Feel free to prove me wrong.
> You are correct that reading scanned text or Fax on the screen is slower
> for some people,
Nearly everyone who speed-reads, AFAICT. Also, with "landscape" format and
current screen sizes, one can't take in an entire page at a glance.
> and you are correct that the problem is the display,
> not the scanner.
The problem is the system. 200 dpi is actually below the measured threshold,
but the knee starts around there. 300 dpi is adequate, as many laser printer
sales appear to confirm. Paper carries more information than a scanner can
transmit. The value of that information is not calculable by Shannon methods.

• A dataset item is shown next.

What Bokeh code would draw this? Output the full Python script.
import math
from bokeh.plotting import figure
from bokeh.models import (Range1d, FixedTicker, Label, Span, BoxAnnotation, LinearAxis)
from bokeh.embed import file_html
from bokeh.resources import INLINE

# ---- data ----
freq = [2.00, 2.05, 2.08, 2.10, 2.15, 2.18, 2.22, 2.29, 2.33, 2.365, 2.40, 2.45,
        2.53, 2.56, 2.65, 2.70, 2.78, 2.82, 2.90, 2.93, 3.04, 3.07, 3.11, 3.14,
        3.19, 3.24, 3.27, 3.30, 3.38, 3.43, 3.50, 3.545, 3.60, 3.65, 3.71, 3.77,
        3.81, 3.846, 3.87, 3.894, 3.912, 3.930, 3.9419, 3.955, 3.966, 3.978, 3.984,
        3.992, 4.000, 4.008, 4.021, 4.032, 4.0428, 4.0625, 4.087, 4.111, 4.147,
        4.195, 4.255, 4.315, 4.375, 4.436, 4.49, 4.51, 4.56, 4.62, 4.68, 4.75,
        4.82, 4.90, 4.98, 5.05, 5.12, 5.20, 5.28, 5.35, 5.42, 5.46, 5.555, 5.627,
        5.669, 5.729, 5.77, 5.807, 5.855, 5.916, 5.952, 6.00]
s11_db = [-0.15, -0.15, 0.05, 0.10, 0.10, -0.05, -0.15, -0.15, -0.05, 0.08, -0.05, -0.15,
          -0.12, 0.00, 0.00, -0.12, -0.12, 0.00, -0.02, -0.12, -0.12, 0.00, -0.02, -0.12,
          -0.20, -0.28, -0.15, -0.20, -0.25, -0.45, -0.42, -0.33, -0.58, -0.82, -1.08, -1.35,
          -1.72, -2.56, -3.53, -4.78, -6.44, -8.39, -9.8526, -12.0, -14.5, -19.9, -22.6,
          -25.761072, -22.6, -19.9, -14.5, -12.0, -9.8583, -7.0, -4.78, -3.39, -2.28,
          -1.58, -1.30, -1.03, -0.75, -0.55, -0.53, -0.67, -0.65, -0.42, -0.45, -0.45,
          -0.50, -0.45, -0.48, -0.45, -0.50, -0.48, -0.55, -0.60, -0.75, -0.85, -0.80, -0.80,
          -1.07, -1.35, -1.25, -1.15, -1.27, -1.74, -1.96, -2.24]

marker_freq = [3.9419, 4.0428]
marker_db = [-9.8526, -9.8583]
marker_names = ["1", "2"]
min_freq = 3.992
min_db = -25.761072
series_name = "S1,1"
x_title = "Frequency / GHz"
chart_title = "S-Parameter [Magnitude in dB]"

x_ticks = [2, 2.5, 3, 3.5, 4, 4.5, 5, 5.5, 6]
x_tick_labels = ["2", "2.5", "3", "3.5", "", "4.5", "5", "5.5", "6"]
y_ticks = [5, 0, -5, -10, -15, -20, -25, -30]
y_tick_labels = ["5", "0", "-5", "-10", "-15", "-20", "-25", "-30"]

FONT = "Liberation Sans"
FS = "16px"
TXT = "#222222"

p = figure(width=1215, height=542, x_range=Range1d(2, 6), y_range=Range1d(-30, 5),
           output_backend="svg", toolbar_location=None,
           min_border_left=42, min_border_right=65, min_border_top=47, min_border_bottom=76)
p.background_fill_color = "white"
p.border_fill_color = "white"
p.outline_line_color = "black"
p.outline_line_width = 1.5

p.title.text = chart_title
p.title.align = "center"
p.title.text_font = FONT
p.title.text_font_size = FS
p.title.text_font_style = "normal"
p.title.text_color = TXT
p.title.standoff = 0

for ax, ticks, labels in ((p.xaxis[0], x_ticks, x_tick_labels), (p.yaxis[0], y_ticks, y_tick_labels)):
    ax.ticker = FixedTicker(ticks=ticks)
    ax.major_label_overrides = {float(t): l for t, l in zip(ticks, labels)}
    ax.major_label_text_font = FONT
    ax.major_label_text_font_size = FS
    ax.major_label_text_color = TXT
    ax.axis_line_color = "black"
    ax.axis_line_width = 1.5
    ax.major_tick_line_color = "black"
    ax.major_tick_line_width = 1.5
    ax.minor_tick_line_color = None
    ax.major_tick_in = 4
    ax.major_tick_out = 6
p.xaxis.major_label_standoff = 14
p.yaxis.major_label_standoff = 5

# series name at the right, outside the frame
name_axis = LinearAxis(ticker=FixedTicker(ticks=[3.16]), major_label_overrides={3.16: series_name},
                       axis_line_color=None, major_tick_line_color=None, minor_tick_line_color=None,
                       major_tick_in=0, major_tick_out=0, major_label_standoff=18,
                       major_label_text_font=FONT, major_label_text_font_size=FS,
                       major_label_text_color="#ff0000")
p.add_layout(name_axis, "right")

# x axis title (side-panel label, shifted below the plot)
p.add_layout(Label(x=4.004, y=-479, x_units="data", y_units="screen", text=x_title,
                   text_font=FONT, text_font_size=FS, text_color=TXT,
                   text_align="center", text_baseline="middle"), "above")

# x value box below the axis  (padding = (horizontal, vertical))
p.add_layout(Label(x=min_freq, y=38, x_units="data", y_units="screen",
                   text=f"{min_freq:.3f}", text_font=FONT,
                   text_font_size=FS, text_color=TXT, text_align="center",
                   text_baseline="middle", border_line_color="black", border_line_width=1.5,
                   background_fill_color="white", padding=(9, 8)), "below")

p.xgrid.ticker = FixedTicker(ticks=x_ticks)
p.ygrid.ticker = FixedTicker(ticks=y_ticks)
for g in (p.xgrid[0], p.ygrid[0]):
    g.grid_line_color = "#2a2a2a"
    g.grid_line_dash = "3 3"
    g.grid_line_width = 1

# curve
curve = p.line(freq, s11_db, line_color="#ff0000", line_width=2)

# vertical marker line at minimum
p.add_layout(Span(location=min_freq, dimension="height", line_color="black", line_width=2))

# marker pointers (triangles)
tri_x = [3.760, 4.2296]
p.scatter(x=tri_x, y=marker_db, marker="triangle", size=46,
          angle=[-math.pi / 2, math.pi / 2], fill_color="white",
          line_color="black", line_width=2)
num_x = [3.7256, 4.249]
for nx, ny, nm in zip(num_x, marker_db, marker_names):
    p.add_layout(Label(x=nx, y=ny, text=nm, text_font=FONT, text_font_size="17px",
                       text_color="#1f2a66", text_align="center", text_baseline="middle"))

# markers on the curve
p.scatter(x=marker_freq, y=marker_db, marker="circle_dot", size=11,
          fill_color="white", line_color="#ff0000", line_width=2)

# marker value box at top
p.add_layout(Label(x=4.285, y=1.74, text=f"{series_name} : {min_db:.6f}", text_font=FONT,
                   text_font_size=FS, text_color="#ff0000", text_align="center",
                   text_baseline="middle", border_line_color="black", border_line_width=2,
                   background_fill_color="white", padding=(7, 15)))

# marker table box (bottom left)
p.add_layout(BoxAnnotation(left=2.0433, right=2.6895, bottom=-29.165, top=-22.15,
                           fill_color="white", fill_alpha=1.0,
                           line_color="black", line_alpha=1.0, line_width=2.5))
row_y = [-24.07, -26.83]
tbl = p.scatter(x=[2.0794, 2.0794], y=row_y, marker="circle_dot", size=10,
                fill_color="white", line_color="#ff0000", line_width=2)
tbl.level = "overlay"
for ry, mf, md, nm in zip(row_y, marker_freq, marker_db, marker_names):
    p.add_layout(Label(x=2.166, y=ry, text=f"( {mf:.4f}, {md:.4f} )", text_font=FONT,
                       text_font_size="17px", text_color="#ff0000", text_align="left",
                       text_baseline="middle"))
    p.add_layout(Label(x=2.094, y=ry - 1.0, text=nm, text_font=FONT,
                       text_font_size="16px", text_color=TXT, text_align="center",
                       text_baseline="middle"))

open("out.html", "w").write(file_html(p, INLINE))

> Since the images are static, a display optimized for
> resolution at the expense of frame rate would be ideal. Is anybody
> doing this?
Yes. Xerox PARC and MIT Media Lab, both already named in this thread.
For a survey, check out http://www.sciam.com/2001/1101issue/1101ditlea.html
from the reviled SciAm. Building a single double-buffered full page (rather than a
journal of pages) with either of the technologies mentioned is eminently doable.
Whether I'll like the result is another matter. But see my old saying above.
Mike
-- My moronic mnemonic for smart behavior: "DICKS" == diplomacy, integrity, courage, kindness, skepticism.